12/21/12

Hitchcock: Performances Surpass Thin Script

HITCHCOCK (2012)
Directed by Sacha Gervasi
Fox Searchlight Pictures, 
98 minutes, PG-13
* * *

The first thing you should know about Hitchcock is that the film is not a biopic. It takes place entirely during the shooting of Hitchcock’s shocking masterpiece, Psycho. And it’s not really about that either; it’s really about how the distracted auteur comes to appreciate and cherish his long-suffering wife, writer/director/film editor Alma Reville. It is, in essence, a domestic drama that just happens to involve very famous people. Call it the latest installment of Tolstoy’s famous dictum: “All happy families are alike; each unhappy family is unhappy in its own way.” 

The story is set in 1959, shortly after Hitchcock’s North By Northwest had done well at the box office. A handful of critics, though, gave the film respectful-but-tepid reviews, and several openly questioned whether the then 60-year-old Hitchcock was past his prime and had recycled ideas. (Those reviews are now dismissed as absurd, and North By Northwest is universally regarded as a great film.) That criticism–and the outsized ego it bruised–forms the central existential crisis of Hitchcock.

Credit Anthony Hopkins for an astonishing portrayal of Hitchcock. Thanks to prosthetics, makeup, and a “fat suit,” Hopkins inhabits the role of Hitchcock physically as well as emotionally and intellectually. You can gift-wrap the makeup Oscars now, and in a normal year–read: one in which Daniel Day-Lewis hasn’t played Lincoln–Hopkins would be a strong candidate to win the Best Actor Academy Award. He plays Hitchcock as a tempestuous mix of egoism, jealousy, voyeurism, genius, stubbornness, insecurity, bombast, and tenderness; in other words, a walking contradiction. He has a thing for blondes, crosses the line between observer and Peeping Tom, manipulates his intellectual inferiors, drives himself relentlessly, over-fuels his various appetites, and only considers consequences when they slap him in the face. Psycho is now considered such a classic that we forget that the film only got made because Hitchcock mortgaged his mansion and funded it himself–his studio, Paramount, wanted no part of a movie based on the deeds of the Oedipal serial killer Ed Gein and only allowed Hitchcock to make it because they couldn’t figure out how to break his contract.

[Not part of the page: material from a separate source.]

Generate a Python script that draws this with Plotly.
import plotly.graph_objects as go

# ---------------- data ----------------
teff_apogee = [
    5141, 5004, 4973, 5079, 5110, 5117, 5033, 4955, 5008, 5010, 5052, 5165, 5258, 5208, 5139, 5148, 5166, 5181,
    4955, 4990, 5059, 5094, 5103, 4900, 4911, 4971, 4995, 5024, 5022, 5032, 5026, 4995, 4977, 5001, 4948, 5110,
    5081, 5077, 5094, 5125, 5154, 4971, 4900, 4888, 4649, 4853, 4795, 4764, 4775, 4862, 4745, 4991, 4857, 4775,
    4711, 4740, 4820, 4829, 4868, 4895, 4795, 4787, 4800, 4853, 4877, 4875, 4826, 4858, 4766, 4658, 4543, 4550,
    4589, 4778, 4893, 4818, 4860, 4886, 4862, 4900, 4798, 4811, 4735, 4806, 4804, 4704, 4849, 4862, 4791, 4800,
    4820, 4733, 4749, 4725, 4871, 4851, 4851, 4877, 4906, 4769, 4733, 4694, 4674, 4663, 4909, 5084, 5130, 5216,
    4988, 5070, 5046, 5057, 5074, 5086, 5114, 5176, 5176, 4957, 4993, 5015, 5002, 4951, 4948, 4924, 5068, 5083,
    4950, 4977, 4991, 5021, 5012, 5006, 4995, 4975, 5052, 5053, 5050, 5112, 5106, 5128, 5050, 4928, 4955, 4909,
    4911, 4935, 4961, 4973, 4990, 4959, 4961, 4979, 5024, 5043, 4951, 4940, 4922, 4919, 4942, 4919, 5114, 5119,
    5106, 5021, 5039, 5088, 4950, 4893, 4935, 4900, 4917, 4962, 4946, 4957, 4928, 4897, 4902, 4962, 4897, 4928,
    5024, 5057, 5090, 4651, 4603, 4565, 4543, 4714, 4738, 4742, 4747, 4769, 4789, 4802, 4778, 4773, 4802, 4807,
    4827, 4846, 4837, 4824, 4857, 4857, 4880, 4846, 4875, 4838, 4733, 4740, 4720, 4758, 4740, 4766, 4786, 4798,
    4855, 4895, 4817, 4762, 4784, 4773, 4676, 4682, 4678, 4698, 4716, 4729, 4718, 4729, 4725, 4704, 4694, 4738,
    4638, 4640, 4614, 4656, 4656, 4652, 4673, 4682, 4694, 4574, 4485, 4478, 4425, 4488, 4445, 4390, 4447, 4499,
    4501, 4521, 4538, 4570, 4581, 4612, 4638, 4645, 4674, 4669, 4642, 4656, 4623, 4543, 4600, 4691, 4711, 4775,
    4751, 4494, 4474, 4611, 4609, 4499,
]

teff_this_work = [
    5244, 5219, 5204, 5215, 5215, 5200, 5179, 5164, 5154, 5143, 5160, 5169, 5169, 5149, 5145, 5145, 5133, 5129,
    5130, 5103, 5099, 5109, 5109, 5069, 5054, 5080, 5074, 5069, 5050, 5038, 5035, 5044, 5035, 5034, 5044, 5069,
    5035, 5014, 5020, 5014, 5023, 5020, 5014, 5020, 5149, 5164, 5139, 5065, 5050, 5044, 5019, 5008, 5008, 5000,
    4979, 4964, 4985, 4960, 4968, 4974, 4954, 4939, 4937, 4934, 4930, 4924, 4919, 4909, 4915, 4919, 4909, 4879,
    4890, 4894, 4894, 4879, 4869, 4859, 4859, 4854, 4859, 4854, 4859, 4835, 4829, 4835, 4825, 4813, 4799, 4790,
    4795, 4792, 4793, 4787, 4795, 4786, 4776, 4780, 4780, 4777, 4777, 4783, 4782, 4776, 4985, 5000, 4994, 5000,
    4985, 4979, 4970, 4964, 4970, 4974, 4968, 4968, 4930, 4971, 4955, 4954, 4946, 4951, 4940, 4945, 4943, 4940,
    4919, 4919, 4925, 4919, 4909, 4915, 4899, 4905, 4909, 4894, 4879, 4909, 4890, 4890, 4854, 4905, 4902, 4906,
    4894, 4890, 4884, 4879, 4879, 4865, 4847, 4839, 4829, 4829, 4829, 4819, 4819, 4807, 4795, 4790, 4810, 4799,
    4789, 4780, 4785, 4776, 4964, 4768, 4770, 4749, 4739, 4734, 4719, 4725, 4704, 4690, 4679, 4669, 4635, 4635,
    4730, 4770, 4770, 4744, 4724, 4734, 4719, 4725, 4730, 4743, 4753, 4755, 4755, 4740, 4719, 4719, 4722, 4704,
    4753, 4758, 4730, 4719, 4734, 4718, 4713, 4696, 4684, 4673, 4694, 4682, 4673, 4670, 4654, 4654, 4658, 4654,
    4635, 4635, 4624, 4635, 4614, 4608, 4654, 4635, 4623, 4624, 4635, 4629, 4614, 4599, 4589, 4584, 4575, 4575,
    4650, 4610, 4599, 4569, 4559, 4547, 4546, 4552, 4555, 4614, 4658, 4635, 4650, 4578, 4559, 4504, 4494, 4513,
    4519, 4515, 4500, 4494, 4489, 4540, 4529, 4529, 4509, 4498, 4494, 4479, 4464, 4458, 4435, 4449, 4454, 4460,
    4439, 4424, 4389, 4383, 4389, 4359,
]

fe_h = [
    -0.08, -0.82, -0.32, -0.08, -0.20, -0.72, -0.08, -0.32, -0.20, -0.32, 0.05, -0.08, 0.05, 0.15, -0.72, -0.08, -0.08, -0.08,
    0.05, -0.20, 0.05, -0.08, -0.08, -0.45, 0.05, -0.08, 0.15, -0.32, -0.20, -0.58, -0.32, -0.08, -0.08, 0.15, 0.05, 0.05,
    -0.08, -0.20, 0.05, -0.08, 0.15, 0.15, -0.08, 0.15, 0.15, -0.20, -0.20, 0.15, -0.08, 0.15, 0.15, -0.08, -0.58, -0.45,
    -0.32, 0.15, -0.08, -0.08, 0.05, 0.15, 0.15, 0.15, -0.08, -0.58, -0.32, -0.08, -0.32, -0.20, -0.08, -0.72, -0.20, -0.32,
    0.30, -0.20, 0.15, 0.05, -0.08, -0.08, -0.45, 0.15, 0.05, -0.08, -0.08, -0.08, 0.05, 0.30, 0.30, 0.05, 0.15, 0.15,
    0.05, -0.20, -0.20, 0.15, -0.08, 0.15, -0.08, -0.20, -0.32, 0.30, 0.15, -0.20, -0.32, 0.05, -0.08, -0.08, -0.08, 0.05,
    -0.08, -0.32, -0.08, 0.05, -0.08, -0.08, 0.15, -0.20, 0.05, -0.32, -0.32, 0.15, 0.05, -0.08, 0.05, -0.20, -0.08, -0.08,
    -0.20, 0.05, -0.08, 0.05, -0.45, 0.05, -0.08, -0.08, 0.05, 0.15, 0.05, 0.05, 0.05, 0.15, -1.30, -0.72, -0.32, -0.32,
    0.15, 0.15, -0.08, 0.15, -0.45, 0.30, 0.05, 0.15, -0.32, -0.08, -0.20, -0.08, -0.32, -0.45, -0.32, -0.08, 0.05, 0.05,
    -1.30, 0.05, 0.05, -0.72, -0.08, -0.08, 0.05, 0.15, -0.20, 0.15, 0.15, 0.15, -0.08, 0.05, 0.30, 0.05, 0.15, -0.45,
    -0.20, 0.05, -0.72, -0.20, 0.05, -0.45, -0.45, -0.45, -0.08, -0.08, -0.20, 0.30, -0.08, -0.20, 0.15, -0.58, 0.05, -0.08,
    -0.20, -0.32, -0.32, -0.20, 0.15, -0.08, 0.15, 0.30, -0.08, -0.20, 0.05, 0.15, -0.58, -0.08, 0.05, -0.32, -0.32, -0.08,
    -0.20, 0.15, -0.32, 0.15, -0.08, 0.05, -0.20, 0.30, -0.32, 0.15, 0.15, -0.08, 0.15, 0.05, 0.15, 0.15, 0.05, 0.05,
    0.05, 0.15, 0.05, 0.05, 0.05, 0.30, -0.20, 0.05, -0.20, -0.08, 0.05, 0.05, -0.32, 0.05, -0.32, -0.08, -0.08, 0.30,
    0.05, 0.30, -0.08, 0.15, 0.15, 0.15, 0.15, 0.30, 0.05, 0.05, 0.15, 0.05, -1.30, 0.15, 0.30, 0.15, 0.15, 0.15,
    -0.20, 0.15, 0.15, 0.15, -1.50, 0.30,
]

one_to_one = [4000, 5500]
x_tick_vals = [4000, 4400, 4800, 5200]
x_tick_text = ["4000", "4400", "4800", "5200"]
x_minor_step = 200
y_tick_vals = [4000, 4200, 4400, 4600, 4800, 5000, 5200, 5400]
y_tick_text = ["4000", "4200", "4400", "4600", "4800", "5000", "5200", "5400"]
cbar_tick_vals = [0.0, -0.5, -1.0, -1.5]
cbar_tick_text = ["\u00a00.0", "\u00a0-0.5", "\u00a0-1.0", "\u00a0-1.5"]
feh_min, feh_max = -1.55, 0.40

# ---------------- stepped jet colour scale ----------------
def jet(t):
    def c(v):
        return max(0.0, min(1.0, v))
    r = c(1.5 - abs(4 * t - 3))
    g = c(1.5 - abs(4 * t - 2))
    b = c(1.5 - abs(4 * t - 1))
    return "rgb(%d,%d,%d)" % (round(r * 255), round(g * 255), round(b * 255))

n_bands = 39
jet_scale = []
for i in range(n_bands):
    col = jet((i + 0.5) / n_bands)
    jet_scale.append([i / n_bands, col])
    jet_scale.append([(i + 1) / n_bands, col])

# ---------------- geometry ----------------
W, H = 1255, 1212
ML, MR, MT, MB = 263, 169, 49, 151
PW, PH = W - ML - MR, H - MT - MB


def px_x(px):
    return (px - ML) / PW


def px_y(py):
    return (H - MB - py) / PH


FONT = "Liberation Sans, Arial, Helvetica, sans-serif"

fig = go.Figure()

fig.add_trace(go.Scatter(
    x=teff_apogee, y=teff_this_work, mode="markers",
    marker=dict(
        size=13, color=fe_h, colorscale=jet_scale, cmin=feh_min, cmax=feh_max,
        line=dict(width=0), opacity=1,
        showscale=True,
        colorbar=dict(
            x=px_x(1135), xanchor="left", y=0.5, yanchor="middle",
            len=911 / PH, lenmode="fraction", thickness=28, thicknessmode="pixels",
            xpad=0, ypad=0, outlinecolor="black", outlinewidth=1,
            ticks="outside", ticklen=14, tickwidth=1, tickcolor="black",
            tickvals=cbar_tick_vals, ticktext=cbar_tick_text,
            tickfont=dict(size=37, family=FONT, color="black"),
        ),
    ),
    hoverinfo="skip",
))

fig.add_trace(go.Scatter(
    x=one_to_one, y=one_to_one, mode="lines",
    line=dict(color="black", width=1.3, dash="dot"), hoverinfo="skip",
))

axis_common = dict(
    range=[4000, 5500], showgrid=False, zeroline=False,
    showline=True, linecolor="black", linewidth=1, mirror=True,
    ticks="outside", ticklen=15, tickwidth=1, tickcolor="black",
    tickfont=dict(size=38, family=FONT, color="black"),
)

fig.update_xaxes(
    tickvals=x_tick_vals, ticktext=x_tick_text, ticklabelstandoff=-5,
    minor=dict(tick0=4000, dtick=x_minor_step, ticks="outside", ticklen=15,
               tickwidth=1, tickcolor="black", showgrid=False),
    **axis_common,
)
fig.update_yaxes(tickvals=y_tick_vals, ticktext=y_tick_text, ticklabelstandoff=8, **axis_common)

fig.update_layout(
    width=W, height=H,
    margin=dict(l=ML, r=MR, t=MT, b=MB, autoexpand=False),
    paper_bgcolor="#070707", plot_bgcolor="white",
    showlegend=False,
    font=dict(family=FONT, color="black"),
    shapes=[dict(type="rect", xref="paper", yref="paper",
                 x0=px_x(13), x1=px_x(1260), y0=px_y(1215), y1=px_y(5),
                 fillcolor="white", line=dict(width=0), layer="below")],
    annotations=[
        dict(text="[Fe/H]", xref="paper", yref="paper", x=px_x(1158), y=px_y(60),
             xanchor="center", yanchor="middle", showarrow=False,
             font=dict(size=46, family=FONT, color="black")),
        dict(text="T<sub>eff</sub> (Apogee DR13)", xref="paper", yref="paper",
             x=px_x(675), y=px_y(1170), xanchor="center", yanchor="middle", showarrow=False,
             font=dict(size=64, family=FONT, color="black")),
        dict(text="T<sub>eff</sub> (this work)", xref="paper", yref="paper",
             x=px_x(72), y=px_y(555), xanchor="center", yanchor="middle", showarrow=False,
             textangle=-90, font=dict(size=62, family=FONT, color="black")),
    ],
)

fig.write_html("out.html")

The second thing you need to know about Hitchcock is that even though it’s based on Stephen Rebello’s book The Making of Psycho, it’s really about Hitchcock’s relationship with his wife, Alma Reville (Helen Mirren). As Hitch grows more obsessed with his film, he also further neglects Alma, whom he comes to suspect is having an affair with half-talented writer Whitfield Cook. Do you need me to tell you that Mirren is good in the role? Of course she is, even though her part is a tad underwritten. Mirren plays Alma as the woman behind the throne–the foundation that shores up her husband’s self-doubt and the stitcher who makes random great ideas appear as seamless genius. The film plays a bit like how pundits described Bill and Hillary Clinton: you get two for one. Mirren isn’t afraid to appear mousy, and few do fierceness as well as she on the screen.

The third thing to know is that Hitchcock only works because the performances are so good. You could fly a flock of birds (get it?) through the holes in John McLaughlin’s script and, though there are snippets of witty dialogue, the film also resorts to some very cheap tricks–including insider Hitchcock jokes and contrived Ed Gein visitations–itchcok jokes–Hitto advance the story.  Luckily the cast transforms the thin (just 98 minutes) script. Hopkins and Mirren are fabulous, but most of the secondary performances are equally solid–Danny Huston as the obsequious Whitfield Cook; Scarlett Johansson as a star-struck Janet Leigh; Toni Collette as Peggy Robertson, Hitchcock’s secretary, gopher, sounding board, and sometime scapegoat; and Jessica Biel in a surprisingly controlled performance as Vera Miles. I found James D’Arcy’s portrayal of Tony Perkins a bit cartoonish, but he certainly had Perkins’ neurotic energy down.

Make no mistake; this film is no Psycho. In the hands of lesser actors, it’s probably not a very good film at all. Luckily Sacha Gervasi struck casting gold for his directorial feature debut. And it’s lucky for us as well; much like the 2008 film Me and Orson Welles, we see how powerful performances magically transform middling material into small gems.